[start of Stored data]
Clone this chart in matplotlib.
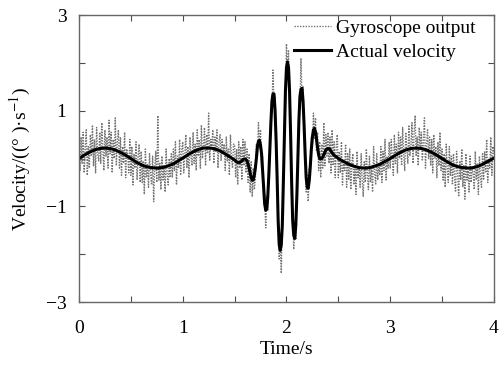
import numpy as np
import matplotlib.pyplot as plt

plt.rcParams['font.family'] = ['Liberation Serif', 'DejaVu Serif']
plt.rcParams['mathtext.fontset'] = 'stix'

# actual velocity: 0-1.5 s every 0.05 s, 1.51-2.50 s every 0.01 s, 2.55-4.0 s every 0.05 s
act_head = [0.00, 0.07, 0.13, 0.18, 0.21, 0.22, 0.21, 0.18, 0.13, 0.07,
            0.00, -0.07, -0.13, -0.17, -0.19, -0.20, -0.19, -0.16, -0.12, -0.06,
            0.01, 0.08, 0.14, 0.19, 0.22, 0.22, 0.21, 0.17, 0.11, 0.04, -0.03]
act_burst = [-0.05, -0.07, -0.08, -0.08, -0.08, -0.07, -0.05, -0.02, -0.01,
             -0.01, -0.02, -0.05, -0.12, -0.20, -0.30, -0.40, -0.45, -0.45, -0.35,
             -0.20, 0.00, 0.25, 0.36, 0.38, 0.28, 0.10, -0.25, -0.60, -0.95,
             -1.08, -1.05, -0.80, -0.35, 0.20, 0.75, 1.20, 1.35, 1.35, 1.00,
             0.40, -0.40, -1.30, -1.80, -1.92, -1.80, -1.40, -0.50, 0.50, 1.40,
             1.90, 2.02, 1.90, 1.40, 0.50, -0.50, -1.30, -1.60, -1.67, -1.40,
             -0.80, 0.00, 0.80, 1.30, 1.45, 1.47, 1.20, 0.70, 0.10, -0.40,
             -0.60, -0.62, -0.45, -0.15, 0.20, 0.45, 0.60, 0.63, 0.55, 0.40,
             0.22, 0.08, 0.00, -0.01, 0.00, 0.03, 0.08, 0.13, 0.18, 0.20,
             0.21, 0.21, 0.19, 0.15, 0.12, 0.09, 0.07, 0.05, 0.04, 0.02, 0.00]
act_tail = [-0.06, -0.12, -0.16, -0.19, -0.20, -0.19, -0.16, -0.12, -0.06,
            0.00, 0.07, 0.13, 0.18, 0.21, 0.22, 0.21, 0.18, 0.13, 0.07,
            0.00, -0.07, -0.13, -0.17, -0.19, -0.20, -0.19, -0.16, -0.11, -0.05, 0.01]

# gyroscope output, every 0.01 s from 0 to 4 s (one row = 0.1 s)
gyro = [
    0.30, -0.25, 0.45, -0.10, 0.55, -0.30, 0.20, 0.60, -0.35, 0.25,
    -0.20, 0.50, 0.05, 0.70, -0.15, 0.40, -0.30, 0.65, 0.10, -0.05,
    0.55, -0.10, 0.75, 0.20, -0.25, 0.60, 0.05, 0.45, -0.20, 0.80,
    0.10, 0.55, -0.30, 0.40, 0.00, 0.85, -0.15, 0.35, 0.60, -0.20,
    0.45, -0.35, 0.25, -0.10, 0.55, -0.40, 0.20, 0.05, -0.30, 0.40,
    -0.35, 0.25, -0.55, 0.10, -0.20, 0.35, -0.45, 0.05, 0.30, -0.50,
    0.15, -0.50, -0.05, -0.75, 0.20, -0.40, -0.10, -0.60, 0.10, -0.35,
    -0.55, 0.05, -0.90, -0.20, 0.15, -0.50, 0.90, -0.45, -0.10, -0.65,
    0.05, -0.45, -0.15, -0.70, 0.20, -0.35, -0.55, 0.00, -0.40, 0.10,
    -0.40, 0.20, -0.25, 0.35, -0.55, 0.05, -0.20, 0.40, -0.35, 0.15,
    0.35, -0.30, 0.10, 0.50, -0.20, 0.25, -0.40, 0.45, 0.05, -0.15,
    0.55, -0.10, 0.30, -0.25, 0.60, 0.05, 0.40, -0.20, 0.70, 0.00,
    0.25, 0.65, -0.15, 0.50, 0.10, 0.95, -0.05, 0.40, 0.20, 0.60,
    -0.10, 0.45, 0.15, 0.60, -0.20, 0.35, 0.50, -0.05, 0.40, 0.10,
    0.30, -0.25, 0.45, -0.05, 0.20, -0.35, 0.50, 0.00, -0.20, 0.30,
    0.30, -0.40, 0.20, -0.55, 0.35, -0.20, 0.25, -0.45, 0.40, -0.15,
    0.35, -0.30, 0.20, -0.50, 0.10, -0.70, -0.05, -0.80, -0.20, -0.65,
    -0.45, 0.30, 0.05, 0.75, 0.20, 0.60, -0.20, 0.05, -0.85, -0.75,
    -1.45, -0.80, -1.10, -0.05, -0.05, 1.05, 0.95, 1.85, 1.10, 1.30,
    0.70, -0.70, -1.05, -2.10, -1.65, -2.40, -1.10, -0.80, 0.80, 1.10,
    2.40, 1.75, 2.25, 1.10, 0.80, -0.75, -1.05, -1.90, -1.40, -1.70,
    -0.55, -0.30, 1.05, 1.05, 2.10, 1.20, 1.50, 0.45, 0.40, -0.70,
    -0.35, -0.90, -0.20, -0.40, 0.45, 0.25, 0.95, 0.40, 0.85, 0.15,
    0.55, -0.25, 0.35, -0.40, 0.30, -0.20, 0.75, -0.15, 0.50, 0.05,
    0.55, -0.10, 0.45, -0.30, 0.60, -0.15, 0.35, -0.40, 0.25, 0.50,
    -0.40, 0.15, -0.30, 0.35, -0.55, -0.05, -0.25, 0.30, -0.60, 0.10,
    -0.45, 0.20, -0.65, -0.10, 0.10, -0.55, -0.20, -0.75, 0.15, -0.40,
    -0.15, -0.60, 0.10, -0.45, -0.80, -0.05, -0.50, 0.20, -0.35, -0.65,
    0.05, -0.50, -0.20, -0.70, 0.25, -0.30, -0.55, 0.10, -0.45, -0.10,
    -0.35, 0.25, -0.50, 0.15, -0.25, 0.40, -0.45, 0.05, -0.20, 0.35,
    -0.20, 0.40, 0.05, -0.35, 0.50, -0.10, 0.30, -0.30, 0.55, 0.00,
    0.45, -0.15, 0.65, 0.10, -0.25, 0.55, 0.20, -0.10, 0.70, 0.05,
    0.30, 0.75, -0.10, 0.50, 0.90, 0.05, 0.45, -0.15, 0.65, 0.20,
    0.55, -0.05, 0.40, 0.85, -0.20, 0.30, 0.60, 0.00, 0.45, -0.15,
    0.40, -0.30, 0.50, 0.00, 0.25, -0.40, 0.35, -0.15, 0.55, -0.25,
    0.20, -0.45, 0.10, -0.60, 0.30, -0.20, -0.50, 0.25, -0.35, 0.05,
    -0.55, 0.10, -0.40, -0.70, 0.15, -0.30, -0.80, -0.05, -0.45, 0.20,
    -0.60, -0.15, -0.85, 0.10, -0.45, -0.25, -0.70, 0.05, -0.50, -0.20,
    -0.30, -0.65, 0.15, -0.45, -0.10, -0.75, 0.05, -0.40, -0.60, 0.10,
    -0.45, 0.15, -0.30, 0.40, -0.50, 0.00, -0.20, 0.45, -0.35, 0.25,
    0.10]

t_gyro = np.round(np.arange(len(gyro)) * 0.01, 2)
t_act = np.concatenate([np.arange(31) * 0.05,
                        1.51 + np.arange(100) * 0.01,
                        2.55 + np.arange(30) * 0.05])
act = act_head + act_burst + act_tail

fig = plt.figure(figsize=(5.03, 3.67), dpi=100)
ax = fig.add_axes([0.157, 0.177, 0.825, 0.782])

ax.plot(t_gyro, gyro, color='0.45', lw=1.0, ls=(0, (1, 1)), label='Gyroscope output')
ax.plot(t_act, act, color='black', lw=2.2, label='Actual velocity')

ax.set_xlim(0, 4)
ax.set_ylim(-3, 3)
ax.set_xticks([0, 1, 2, 3, 4])
ax.set_xticks([0.5, 1.5, 2.5, 3.5], minor=True)
ax.set_yticks([-3, -1, 1, 3])
ax.set_yticklabels(['\u22123', '\u22121', '1', '3'])
ax.set_yticks([-2, 0, 2], minor=True)
ax.tick_params(which='both', direction='in', top=True, right=True,
               length=4, width=0.8, labelsize=14, color='0.3')
ax.tick_params(axis='x', pad=13)
ax.tick_params(axis='y', pad=9)
for s in ax.spines.values():
    s.set_color('0.4')
    s.set_linewidth(1.0)

ax.set_xlabel('Time/s', fontsize=14, labelpad=3)
ax.set_ylabel('Velocity/((\u00b0 )\u00b7s$^{-1}$)', fontsize=14, labelpad=9)

ax.legend(loc='upper right', frameon=False, fontsize=14, handlelength=1.9,
          handletextpad=0.3, labelspacing=0.32, borderaxespad=0.2,
          bbox_to_anchor=(0.985, 1.025))

fig.savefig('out.png', dpi=100)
[end of Stored data]
What to produce:
From the opening line of the listing above through the line bearing "plt.rcParams['mathtext.fontset'] = 'stix'", repeat each line exactly. Drop every picture.

Result of this task:
Clone this chart in matplotlib.
import numpy as np
import matplotlib.pyplot as plt

plt.rcParams['font.family'] = ['Liberation Serif', 'DejaVu Serif']
plt.rcParams['mathtext.fontset'] = 'stix'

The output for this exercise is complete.